From the time of his birth — March 13, 1947 — through adolescence and into manhood, the meshing of religion and politics was paramount in Mitt Romney’s life.

In the early 1960s Romney’s father George confided his political ambitions in his youngest son, then a teenager. Mitt actively participated in his father’s campaign for governor of Michigan, and during George’s three terms as governor Mitt was often in his father’s office, privy to major decisions. He attended the Republican convention with his father in 1964, and was kept abreast of his father’s failed campaign for President in 1968 (Mitt was a missionary in France).

Denton writes that [although the official church denies it] the White Horse Prophecy is “ingrained in Mormon culture and passed down through generations by church leaders…” She writes:

In this scenario, Romney’s candidacy is part of the eternal plan and the candidate himself is fulfilling the destiny begun in what the church calls the “pre-existence.”

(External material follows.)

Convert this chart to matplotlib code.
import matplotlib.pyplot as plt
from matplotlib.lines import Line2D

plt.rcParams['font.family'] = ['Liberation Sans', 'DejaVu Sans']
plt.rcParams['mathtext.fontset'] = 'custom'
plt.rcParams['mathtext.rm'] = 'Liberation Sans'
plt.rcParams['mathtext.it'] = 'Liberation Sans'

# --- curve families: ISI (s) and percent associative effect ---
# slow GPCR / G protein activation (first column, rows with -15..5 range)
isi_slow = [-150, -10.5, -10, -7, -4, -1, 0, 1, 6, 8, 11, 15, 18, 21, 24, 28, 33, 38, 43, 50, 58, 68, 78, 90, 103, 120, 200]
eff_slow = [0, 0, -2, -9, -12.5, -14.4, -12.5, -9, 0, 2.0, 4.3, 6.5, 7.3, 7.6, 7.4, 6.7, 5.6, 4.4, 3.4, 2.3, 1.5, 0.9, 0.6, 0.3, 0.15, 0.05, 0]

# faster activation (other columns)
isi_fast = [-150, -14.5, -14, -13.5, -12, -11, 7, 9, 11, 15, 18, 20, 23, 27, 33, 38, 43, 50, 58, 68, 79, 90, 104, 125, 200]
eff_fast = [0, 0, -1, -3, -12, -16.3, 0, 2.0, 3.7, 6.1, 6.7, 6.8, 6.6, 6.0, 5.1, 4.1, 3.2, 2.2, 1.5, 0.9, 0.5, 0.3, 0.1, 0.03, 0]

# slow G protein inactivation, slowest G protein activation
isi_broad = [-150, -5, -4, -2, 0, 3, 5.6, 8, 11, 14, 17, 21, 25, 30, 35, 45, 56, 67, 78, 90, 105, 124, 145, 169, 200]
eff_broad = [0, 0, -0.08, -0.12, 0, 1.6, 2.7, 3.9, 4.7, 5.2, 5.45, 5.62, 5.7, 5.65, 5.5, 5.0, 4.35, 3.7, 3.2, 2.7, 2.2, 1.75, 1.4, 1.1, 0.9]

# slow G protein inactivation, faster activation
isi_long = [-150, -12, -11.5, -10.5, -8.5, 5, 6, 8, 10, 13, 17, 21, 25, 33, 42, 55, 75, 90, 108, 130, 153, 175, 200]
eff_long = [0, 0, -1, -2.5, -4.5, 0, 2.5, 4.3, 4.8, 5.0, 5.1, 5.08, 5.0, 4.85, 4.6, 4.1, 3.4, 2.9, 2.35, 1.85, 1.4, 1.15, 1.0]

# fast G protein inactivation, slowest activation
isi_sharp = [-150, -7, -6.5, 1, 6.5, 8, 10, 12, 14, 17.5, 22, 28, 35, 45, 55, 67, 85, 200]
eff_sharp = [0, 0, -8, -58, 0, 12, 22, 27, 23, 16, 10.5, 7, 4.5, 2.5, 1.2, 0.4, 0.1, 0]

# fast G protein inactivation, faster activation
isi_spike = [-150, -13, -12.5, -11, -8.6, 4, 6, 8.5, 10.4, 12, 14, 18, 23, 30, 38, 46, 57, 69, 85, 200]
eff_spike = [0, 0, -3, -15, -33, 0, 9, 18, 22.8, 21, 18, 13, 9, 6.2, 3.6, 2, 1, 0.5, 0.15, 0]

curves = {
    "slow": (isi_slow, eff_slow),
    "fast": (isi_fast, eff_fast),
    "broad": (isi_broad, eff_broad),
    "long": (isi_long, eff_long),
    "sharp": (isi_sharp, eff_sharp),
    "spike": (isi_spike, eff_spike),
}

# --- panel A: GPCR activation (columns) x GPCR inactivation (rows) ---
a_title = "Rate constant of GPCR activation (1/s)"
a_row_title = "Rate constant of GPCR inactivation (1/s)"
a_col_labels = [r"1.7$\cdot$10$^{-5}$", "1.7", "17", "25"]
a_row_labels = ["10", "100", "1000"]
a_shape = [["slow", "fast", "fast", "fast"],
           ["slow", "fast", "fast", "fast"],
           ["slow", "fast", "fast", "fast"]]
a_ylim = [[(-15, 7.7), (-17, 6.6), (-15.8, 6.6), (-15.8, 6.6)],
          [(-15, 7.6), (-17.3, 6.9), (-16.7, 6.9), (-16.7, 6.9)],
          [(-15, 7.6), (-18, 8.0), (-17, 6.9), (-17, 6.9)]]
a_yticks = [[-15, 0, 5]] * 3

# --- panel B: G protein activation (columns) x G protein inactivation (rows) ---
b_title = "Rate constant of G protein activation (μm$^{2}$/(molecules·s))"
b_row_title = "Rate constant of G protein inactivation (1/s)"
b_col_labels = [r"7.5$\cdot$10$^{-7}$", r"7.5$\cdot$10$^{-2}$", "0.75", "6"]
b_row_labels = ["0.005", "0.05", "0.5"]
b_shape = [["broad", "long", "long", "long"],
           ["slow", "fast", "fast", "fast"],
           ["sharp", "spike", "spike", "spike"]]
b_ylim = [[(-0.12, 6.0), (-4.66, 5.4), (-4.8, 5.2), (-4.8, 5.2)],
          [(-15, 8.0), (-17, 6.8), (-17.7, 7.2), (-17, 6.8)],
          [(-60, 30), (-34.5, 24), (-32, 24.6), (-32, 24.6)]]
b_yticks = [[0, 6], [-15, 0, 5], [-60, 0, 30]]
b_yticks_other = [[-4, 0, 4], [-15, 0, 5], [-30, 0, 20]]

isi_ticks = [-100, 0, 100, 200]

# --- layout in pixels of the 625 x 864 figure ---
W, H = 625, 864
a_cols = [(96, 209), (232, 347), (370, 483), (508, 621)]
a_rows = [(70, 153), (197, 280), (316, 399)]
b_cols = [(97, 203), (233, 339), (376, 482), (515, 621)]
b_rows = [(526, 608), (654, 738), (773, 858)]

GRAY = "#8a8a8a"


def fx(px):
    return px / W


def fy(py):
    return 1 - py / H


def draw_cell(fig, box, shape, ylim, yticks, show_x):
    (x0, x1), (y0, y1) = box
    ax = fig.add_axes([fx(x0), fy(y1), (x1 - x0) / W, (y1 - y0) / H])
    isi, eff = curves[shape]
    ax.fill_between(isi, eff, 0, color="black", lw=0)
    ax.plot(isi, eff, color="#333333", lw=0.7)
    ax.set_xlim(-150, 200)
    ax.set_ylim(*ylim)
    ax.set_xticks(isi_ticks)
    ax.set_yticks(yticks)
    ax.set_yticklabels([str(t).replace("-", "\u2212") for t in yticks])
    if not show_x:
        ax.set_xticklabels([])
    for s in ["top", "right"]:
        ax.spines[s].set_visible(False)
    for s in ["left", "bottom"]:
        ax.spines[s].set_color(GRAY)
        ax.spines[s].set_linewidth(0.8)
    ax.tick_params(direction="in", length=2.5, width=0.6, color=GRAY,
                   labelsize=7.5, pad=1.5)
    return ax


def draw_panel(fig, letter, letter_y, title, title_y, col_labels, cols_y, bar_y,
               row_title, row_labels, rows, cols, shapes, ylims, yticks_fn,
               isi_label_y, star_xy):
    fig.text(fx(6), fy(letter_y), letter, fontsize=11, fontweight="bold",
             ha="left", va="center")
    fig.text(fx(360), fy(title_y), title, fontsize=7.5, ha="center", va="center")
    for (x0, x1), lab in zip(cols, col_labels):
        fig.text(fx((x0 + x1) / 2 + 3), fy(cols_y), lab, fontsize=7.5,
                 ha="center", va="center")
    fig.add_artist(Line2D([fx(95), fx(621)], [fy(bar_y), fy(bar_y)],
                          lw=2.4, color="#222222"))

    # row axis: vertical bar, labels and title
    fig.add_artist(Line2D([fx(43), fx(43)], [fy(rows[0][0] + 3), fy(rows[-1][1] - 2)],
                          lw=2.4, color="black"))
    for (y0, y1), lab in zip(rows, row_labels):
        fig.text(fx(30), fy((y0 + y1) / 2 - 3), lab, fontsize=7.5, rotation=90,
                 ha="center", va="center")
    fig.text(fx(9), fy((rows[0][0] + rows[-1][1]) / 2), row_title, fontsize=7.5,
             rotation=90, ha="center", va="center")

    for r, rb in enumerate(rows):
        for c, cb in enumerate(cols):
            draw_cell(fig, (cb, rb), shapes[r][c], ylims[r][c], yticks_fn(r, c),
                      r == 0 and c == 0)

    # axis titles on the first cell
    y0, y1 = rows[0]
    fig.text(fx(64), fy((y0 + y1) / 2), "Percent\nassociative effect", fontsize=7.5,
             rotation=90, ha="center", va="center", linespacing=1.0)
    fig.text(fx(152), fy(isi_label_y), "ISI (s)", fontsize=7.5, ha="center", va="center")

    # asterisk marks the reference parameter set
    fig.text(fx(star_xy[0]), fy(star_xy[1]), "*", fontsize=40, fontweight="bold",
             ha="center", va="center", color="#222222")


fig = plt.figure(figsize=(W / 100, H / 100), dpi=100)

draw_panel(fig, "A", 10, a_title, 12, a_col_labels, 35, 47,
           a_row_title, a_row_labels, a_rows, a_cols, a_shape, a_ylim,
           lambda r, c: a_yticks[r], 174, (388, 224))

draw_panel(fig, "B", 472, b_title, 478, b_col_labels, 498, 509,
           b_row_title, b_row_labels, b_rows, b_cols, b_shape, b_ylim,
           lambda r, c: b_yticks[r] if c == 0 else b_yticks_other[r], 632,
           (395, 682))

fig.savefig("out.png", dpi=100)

Several prominent Mormons, including conservative talk-show host Glenn Beck [read more here], have alluded to this apocalyptic prophecy. The controversial myth is not an official church doctrine, but it has also arisen in the national dialogue with the presidential candidacies of Mormons George Romney, Sen. Orrin Hatch, R-Utah, and now Mitt Romney.

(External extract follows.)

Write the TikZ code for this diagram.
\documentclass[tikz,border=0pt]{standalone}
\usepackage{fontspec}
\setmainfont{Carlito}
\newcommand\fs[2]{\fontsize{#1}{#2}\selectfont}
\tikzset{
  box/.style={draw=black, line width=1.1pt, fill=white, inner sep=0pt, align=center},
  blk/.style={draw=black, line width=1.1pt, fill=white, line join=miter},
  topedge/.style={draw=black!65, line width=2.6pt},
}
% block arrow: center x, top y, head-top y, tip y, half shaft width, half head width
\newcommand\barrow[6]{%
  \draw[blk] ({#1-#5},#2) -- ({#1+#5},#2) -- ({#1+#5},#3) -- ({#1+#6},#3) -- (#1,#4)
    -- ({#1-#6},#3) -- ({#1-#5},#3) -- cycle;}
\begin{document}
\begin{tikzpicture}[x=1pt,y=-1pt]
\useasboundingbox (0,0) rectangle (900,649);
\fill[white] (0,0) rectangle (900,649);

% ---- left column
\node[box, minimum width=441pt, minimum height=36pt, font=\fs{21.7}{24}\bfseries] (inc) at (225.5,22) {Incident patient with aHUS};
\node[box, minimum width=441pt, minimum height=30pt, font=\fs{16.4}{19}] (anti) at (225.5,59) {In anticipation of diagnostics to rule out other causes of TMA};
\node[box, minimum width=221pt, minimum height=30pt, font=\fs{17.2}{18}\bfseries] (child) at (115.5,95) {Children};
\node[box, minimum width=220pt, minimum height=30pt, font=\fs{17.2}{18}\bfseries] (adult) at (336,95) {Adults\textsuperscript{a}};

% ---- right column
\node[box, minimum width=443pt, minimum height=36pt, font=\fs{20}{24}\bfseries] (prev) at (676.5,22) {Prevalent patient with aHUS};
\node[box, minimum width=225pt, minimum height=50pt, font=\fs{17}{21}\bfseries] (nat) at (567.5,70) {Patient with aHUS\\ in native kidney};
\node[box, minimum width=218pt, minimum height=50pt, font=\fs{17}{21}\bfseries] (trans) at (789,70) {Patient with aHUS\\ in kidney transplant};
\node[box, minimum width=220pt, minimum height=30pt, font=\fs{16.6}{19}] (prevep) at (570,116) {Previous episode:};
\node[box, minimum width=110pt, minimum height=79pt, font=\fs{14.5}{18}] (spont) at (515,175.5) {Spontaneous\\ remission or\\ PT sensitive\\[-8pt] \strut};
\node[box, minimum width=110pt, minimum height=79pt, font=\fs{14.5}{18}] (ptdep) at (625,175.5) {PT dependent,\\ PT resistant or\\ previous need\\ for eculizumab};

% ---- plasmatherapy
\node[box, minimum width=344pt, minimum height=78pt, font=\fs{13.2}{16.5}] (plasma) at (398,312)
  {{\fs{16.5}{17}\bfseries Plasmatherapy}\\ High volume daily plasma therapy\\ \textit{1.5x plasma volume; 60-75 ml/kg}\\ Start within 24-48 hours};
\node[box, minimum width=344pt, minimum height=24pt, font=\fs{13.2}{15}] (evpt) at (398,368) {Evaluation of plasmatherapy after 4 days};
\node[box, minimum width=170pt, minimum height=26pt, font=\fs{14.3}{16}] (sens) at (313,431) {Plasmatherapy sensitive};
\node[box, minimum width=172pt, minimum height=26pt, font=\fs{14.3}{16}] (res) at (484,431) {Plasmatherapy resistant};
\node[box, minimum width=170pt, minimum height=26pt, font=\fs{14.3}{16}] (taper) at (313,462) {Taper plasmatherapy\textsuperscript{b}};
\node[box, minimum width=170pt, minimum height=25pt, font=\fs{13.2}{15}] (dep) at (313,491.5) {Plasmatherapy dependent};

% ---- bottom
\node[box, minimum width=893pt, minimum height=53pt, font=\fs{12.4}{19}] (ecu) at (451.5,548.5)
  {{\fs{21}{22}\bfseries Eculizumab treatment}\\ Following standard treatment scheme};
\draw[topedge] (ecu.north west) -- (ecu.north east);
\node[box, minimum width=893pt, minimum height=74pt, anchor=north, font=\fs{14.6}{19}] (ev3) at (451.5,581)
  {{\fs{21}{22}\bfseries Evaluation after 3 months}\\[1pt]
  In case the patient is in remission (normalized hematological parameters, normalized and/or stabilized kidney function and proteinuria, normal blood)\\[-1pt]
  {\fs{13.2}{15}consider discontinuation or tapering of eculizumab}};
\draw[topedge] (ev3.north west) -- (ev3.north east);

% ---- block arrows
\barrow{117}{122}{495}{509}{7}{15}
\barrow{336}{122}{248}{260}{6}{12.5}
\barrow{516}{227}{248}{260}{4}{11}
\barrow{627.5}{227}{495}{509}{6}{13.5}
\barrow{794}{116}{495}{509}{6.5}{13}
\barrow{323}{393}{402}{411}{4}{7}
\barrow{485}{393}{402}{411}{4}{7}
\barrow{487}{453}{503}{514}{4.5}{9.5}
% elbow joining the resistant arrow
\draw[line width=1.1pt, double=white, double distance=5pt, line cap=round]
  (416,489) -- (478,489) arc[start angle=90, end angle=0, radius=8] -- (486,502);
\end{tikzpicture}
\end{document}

Mitt Romney himself has dismissed this notion.

“I don’t think the White Horse Prophecy is fair to bring up at all,” Mitt Romney told the Salt Lake Tribune when he was asked about it during his 2008 presidential bid. “It’s been rejected by every church leader that has talked about it. It has nothing to do with anything.”

Maybe not, but I still want to know more about Romney’s religion. What I’ve learned already is pretty strange–that God was once a man living on another planet, that “priests” like Mitt Romney will be masters of their own planets after death and that they will be able to take as many wives as they wish in the afterlife. That Mormon women can’t get into heaven unless they are married and and their husbands help them through. That women must stay married to the same man even after death and must be prepared to make way for his multiple wives and their children in the afterlife. And BTW, did you know that Romney’s family baptized Mitt’s confirmed atheist father-in-law as a Mormon a year after he died? No wonder Romney doesn’t want to talk about his religion!

I suppose it isn’t any more wacky than a lot of the stuff in the Christian old testament, but the fact that all this nonsense was sold to people in the 19th and 20th centuries and is people like Glenn Beck are still buying it and converting in the 21st century is pretty hard for me to accept. I don’t think that’s bigotry–it’s self-preservation. We’ve already seen what can happen when fanatical fundamentalist Christians start getting control of political parties and throwing their weight around in government and the culture as a whole (Susan Kommen, anyone?).

In light of all this, I find this statement by Romney in the CNN Florida debate to be very troubling:

The conviction that the founders, when they wrote the Declaration of Independence, were writing a document that was not just temporary and not just for one small locale but really something which described the relationship between God and man — that’s something which I think a president would carry in his heart.

So when they said, for instance, that the creator had “endowed us with certain unalienable rights, among them life, liberty and the pursuit of happiness,” I would seek to assure that those principles and values remain in America and that we help share them with other people in the world, not by conquering them, but by helping them through our trade, through our various forms of soft power, to help bring people the joy and — and — and opportunity that exists in this great land.

Am I crazy to be a little concerned about this guy? This post is getting very long, so I’ll end here. But I doubt if this will be the last time I bring up the Romney/religion issue. So far Romney has been allowed to skate on this. No one wants to ask him about it for fear of being labeled a bigot. I don’t care. I just want to keep another theocratic candidate from sneaking past our useless corporate media.

So… that’s it for me and my Romney obsession. What are you interested in today?